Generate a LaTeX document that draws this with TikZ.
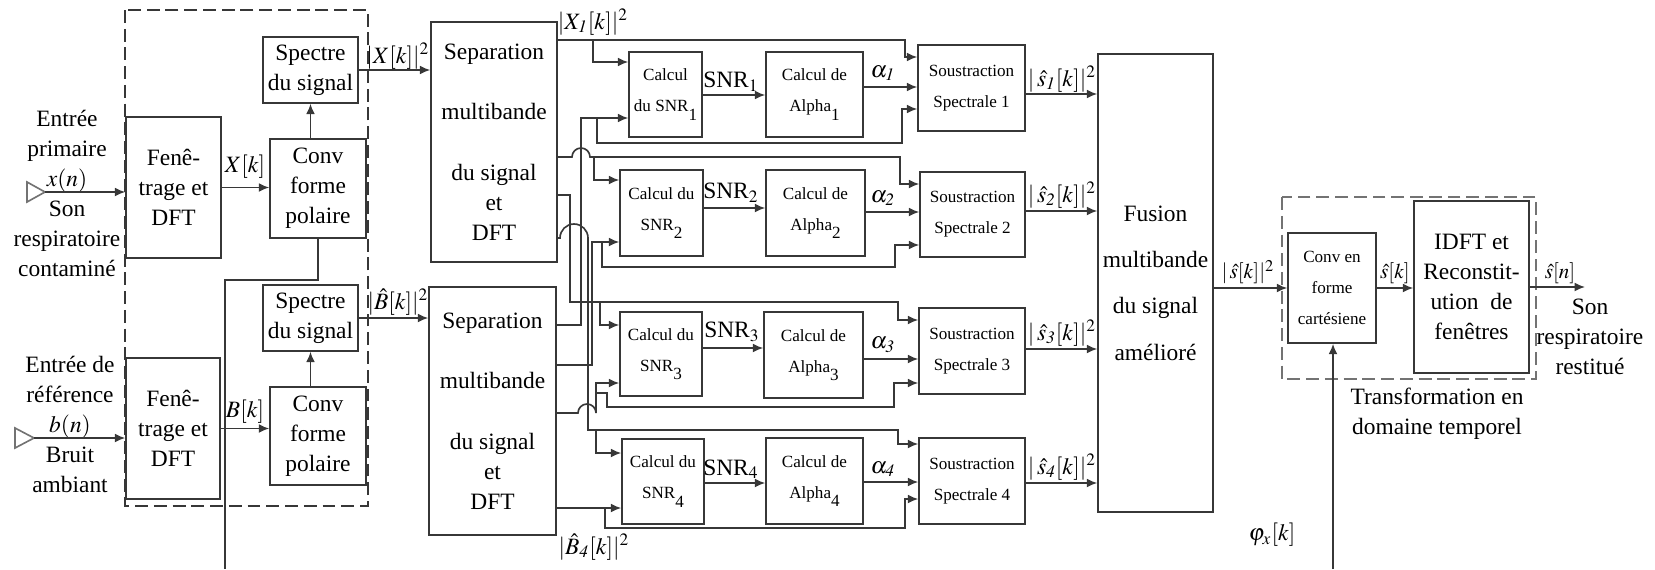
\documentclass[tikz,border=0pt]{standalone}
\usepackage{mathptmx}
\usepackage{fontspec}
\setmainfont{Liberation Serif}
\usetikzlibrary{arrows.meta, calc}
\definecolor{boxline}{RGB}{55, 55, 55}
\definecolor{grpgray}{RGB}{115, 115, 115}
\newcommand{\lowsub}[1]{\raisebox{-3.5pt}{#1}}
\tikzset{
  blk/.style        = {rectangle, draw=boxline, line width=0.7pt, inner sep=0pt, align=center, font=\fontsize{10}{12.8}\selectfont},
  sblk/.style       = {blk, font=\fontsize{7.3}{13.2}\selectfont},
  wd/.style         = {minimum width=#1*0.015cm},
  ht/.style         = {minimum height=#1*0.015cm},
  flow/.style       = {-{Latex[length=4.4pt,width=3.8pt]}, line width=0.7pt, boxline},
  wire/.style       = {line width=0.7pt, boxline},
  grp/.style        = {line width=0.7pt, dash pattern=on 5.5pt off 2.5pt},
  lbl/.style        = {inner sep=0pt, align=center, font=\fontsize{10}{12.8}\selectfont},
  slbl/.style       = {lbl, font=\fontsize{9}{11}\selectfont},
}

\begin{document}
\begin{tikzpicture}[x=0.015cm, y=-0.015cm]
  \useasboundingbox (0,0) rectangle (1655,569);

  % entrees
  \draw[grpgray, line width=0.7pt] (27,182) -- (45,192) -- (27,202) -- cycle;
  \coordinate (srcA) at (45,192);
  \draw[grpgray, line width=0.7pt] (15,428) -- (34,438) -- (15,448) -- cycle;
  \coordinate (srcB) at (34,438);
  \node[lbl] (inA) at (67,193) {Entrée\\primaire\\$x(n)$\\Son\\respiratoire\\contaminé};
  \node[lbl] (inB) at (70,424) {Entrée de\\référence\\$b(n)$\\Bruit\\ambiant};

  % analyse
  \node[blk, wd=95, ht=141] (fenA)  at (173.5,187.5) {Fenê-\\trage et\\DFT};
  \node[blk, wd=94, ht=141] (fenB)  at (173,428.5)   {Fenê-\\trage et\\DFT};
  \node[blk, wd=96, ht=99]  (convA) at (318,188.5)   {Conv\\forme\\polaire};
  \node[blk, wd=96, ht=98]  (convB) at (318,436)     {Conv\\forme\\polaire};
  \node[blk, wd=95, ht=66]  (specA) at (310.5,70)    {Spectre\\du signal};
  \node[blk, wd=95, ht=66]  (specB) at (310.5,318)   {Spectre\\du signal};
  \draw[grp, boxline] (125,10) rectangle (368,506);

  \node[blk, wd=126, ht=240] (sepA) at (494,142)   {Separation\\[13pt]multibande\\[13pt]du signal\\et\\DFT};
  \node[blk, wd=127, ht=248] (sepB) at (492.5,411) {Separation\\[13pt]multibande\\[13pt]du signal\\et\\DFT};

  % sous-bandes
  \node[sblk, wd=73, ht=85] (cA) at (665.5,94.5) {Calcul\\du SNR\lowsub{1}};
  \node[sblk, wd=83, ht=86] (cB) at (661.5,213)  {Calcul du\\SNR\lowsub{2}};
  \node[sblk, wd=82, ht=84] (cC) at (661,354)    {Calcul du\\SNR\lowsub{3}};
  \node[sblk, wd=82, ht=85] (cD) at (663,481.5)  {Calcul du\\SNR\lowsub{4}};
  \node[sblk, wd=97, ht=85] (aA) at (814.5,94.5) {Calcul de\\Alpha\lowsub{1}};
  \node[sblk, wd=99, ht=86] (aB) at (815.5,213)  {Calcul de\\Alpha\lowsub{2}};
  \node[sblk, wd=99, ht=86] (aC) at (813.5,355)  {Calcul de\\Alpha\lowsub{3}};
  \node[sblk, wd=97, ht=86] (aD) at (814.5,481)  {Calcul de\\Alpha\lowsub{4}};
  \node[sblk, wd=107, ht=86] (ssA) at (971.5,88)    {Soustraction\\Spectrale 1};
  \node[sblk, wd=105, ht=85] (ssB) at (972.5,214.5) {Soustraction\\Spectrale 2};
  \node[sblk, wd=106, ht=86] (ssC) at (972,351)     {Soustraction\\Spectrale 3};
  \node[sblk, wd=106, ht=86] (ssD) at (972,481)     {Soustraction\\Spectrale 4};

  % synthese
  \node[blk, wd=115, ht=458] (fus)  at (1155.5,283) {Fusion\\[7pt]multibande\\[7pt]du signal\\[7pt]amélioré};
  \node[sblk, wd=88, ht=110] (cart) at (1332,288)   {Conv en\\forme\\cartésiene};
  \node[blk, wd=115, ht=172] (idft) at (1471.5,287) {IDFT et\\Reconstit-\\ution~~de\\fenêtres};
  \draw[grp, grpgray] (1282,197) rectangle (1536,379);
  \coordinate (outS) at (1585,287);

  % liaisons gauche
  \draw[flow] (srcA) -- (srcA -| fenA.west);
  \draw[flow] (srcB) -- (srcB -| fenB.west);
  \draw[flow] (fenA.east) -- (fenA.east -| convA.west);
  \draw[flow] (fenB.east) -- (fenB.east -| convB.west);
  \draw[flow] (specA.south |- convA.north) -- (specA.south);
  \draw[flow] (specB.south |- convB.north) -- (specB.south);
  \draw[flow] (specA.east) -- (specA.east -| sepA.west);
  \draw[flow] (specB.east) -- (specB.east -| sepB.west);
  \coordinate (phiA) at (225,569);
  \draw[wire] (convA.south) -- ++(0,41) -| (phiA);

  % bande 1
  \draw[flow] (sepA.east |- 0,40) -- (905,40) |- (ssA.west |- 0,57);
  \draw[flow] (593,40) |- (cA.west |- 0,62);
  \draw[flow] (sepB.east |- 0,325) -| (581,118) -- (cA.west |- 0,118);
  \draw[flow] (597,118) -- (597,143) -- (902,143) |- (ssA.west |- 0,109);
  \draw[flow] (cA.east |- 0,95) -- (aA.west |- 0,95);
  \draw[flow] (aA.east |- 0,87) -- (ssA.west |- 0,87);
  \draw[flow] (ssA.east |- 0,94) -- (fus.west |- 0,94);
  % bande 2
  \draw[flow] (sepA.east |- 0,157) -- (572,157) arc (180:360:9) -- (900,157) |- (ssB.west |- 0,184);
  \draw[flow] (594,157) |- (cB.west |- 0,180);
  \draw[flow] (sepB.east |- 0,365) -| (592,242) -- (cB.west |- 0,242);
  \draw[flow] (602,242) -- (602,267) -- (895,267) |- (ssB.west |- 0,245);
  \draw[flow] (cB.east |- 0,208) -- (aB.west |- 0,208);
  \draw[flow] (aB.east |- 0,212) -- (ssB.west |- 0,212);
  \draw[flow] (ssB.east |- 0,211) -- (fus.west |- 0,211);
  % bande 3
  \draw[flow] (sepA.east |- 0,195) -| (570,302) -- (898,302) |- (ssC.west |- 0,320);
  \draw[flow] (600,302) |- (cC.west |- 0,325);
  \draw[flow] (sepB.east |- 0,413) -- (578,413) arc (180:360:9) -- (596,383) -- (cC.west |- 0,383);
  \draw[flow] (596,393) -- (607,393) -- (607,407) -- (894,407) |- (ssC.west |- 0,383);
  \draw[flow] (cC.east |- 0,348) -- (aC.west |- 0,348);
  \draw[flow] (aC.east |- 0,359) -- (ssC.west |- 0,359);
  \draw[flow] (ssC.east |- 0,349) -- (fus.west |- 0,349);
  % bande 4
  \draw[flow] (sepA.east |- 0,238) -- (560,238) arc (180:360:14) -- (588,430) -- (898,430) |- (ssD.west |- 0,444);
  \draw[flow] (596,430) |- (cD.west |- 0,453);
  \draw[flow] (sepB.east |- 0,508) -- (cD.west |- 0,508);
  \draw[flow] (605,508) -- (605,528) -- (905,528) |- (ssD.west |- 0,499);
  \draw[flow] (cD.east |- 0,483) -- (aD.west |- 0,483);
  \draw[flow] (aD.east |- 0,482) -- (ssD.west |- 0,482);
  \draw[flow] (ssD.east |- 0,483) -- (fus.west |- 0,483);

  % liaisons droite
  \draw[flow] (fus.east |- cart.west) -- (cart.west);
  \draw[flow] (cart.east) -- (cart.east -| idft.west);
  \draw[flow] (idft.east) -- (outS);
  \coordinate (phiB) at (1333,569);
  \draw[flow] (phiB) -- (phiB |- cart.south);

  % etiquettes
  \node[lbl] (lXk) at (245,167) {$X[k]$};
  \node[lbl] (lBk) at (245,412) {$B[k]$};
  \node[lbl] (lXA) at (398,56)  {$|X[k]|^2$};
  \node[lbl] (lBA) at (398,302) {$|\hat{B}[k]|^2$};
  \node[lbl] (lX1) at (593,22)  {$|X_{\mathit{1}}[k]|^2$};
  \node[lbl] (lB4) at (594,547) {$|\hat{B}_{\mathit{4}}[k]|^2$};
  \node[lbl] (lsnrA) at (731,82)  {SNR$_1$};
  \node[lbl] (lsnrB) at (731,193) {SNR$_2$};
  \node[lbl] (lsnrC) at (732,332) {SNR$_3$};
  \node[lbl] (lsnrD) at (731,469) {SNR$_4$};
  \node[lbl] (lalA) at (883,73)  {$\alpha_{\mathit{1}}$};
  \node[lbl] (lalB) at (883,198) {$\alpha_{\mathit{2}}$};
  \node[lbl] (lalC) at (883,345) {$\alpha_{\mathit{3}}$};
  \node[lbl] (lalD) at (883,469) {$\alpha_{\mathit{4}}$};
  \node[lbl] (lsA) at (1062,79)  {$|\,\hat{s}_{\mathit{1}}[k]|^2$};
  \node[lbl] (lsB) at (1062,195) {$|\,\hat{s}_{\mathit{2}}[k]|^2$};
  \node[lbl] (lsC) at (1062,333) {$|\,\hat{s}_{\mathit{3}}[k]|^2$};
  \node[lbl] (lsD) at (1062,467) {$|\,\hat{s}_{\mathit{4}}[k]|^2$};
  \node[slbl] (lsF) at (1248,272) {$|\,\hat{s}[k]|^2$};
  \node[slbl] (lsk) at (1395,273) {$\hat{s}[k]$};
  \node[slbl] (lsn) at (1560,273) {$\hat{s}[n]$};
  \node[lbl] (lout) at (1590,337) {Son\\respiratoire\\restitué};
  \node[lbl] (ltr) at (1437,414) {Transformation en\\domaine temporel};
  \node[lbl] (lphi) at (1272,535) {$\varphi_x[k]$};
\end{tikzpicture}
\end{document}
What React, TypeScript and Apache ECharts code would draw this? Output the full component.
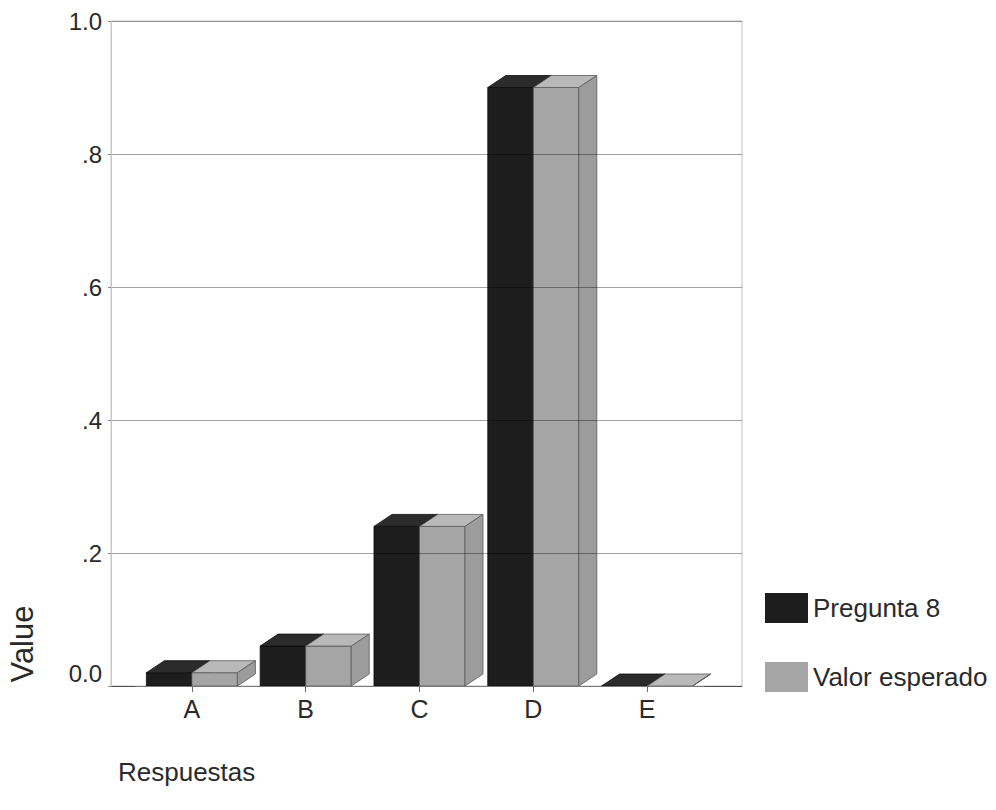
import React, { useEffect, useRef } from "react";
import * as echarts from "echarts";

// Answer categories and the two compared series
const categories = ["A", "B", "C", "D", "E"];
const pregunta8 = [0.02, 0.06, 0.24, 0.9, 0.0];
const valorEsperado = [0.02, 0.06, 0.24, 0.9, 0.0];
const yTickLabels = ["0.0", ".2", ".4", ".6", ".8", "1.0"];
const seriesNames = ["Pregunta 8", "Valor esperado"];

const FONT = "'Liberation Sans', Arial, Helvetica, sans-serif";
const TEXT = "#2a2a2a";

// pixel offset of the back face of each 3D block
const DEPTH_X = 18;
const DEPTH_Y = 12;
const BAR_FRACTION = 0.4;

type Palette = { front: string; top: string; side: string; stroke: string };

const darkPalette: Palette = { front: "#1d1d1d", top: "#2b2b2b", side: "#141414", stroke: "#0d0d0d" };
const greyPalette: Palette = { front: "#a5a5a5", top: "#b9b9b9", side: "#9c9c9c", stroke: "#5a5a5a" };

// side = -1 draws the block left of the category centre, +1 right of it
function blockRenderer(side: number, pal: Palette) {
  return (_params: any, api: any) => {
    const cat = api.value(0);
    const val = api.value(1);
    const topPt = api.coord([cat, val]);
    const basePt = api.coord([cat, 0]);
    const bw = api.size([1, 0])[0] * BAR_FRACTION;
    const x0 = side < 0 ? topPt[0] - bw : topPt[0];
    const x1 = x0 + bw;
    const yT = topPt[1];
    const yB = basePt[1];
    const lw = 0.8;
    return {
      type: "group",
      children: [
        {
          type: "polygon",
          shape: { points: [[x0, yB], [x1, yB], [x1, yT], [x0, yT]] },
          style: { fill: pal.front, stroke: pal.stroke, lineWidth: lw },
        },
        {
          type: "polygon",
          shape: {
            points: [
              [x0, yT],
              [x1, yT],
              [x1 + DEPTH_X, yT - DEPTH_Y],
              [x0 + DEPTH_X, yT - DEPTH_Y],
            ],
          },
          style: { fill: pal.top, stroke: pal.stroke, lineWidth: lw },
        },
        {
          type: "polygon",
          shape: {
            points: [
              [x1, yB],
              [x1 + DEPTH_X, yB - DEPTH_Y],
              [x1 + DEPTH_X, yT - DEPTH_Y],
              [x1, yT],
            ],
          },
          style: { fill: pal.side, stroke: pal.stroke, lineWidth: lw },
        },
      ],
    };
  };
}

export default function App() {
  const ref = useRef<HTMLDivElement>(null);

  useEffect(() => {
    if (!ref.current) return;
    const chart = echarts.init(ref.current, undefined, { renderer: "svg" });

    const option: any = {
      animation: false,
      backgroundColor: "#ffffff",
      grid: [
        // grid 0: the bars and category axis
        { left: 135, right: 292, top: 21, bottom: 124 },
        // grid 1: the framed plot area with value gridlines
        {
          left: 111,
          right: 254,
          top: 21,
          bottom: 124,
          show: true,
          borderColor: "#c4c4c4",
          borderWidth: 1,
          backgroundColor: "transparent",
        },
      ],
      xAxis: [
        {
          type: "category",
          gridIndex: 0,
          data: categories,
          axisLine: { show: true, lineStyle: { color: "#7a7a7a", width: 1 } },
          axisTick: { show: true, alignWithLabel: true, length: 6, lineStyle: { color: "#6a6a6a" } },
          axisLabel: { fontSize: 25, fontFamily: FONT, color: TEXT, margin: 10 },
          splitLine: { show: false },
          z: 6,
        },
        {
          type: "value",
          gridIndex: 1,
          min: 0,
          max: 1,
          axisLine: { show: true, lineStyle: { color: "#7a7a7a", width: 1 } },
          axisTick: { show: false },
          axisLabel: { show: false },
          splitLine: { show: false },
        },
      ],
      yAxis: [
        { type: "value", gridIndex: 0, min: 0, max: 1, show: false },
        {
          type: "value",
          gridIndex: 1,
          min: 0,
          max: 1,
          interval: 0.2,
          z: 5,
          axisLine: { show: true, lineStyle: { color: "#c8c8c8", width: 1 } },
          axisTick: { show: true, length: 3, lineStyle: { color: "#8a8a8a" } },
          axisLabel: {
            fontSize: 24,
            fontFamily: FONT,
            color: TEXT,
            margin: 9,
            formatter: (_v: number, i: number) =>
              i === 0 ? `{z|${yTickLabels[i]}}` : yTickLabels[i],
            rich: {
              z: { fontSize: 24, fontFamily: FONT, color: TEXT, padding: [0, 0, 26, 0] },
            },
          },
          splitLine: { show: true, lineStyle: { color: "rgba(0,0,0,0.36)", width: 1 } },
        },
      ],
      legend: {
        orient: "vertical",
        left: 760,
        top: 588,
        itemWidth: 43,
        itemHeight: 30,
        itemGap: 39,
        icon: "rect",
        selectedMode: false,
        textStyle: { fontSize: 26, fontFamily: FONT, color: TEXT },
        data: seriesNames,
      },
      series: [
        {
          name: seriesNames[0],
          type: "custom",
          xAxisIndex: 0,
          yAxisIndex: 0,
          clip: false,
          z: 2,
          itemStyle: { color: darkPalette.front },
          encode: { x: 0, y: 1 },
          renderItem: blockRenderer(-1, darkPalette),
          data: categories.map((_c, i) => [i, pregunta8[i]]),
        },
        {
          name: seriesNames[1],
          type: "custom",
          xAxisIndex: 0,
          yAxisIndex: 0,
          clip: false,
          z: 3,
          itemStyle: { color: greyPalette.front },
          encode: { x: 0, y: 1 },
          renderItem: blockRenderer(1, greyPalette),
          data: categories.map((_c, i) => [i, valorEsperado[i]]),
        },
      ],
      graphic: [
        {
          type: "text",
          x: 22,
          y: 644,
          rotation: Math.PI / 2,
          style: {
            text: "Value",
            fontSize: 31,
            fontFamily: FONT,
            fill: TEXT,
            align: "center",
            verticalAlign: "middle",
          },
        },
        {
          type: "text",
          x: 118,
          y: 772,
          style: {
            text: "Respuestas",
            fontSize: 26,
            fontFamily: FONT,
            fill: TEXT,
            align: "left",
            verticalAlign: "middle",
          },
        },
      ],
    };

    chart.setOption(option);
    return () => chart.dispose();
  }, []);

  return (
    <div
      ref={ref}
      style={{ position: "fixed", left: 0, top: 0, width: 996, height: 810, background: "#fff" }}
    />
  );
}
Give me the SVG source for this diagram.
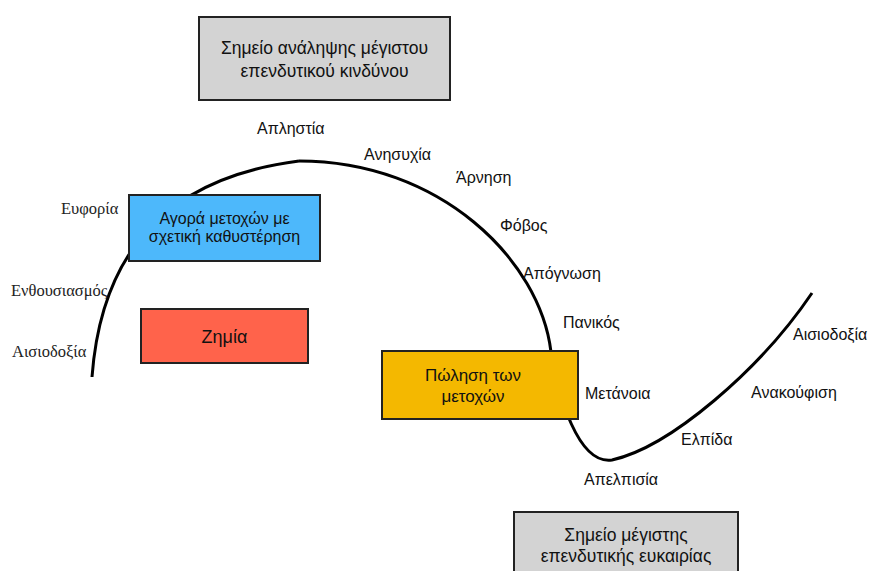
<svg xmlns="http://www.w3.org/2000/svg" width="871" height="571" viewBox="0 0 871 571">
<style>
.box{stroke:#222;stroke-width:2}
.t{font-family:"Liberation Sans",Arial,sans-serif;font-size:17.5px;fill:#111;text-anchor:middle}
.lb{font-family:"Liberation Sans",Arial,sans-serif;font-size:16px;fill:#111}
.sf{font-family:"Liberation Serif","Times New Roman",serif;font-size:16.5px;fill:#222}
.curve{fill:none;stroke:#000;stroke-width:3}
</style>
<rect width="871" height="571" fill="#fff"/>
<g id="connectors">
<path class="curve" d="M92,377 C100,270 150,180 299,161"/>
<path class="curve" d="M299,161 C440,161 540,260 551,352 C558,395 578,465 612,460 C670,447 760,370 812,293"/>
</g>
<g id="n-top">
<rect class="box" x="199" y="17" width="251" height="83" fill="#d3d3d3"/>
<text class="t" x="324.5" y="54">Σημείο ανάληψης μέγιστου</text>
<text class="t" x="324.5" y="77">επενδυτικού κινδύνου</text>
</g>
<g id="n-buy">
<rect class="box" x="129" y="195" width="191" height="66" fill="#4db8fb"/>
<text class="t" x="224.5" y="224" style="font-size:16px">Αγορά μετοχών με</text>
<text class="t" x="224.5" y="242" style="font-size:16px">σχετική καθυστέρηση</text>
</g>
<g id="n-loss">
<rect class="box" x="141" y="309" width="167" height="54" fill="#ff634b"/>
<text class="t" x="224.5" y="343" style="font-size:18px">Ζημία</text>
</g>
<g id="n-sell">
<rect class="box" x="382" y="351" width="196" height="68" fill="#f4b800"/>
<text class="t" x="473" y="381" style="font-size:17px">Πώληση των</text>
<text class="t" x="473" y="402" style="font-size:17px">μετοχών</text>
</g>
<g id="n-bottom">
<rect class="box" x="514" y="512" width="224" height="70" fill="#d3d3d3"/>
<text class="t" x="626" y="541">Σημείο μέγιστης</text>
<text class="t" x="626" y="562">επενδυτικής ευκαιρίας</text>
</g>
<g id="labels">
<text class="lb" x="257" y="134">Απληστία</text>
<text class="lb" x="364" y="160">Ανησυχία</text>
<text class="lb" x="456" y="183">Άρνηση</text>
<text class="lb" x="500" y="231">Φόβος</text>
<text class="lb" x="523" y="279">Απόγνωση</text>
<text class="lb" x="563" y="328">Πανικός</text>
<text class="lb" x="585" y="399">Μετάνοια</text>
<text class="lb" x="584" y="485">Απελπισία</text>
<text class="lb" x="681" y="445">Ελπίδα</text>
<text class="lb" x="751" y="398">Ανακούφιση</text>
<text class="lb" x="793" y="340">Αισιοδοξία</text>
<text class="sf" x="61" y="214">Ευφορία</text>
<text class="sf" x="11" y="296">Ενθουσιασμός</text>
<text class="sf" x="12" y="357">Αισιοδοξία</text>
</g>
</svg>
- - - - - - -
== The task ==
Extract exactly, and only, the lines from the one with "What React, TypeScript" to the one with "const greyPalette: Palette", both ends counted. Leave the images behind.

== Exercise answer ==
What React, TypeScript and Apache ECharts code would draw this? Output the full component.
import React, { useEffect, useRef } from "react";
import * as echarts from "echarts";

// Answer categories and the two compared series
const categories = ["A", "B", "C", "D", "E"];
const pregunta8 = [0.02, 0.06, 0.24, 0.9, 0.0];
const valorEsperado = [0.02, 0.06, 0.24, 0.9, 0.0];
const yTickLabels = ["0.0", ".2", ".4", ".6", ".8", "1.0"];
const seriesNames = ["Pregunta 8", "Valor esperado"];

const FONT = "'Liberation Sans', Arial, Helvetica, sans-serif";
const TEXT = "#2a2a2a";

// pixel offset of the back face of each 3D block
const DEPTH_X = 18;
const DEPTH_Y = 12;
const BAR_FRACTION = 0.4;

type Palette = { front: string; top: string; side: string; stroke: string };

const darkPalette: Palette = { front: "#1d1d1d", top: "#2b2b2b", side: "#141414", stroke: "#0d0d0d" };
const greyPalette: Palette = { front: "#a5a5a5", top: "#b9b9b9", side: "#9c9c9c", stroke: "#5a5a5a" };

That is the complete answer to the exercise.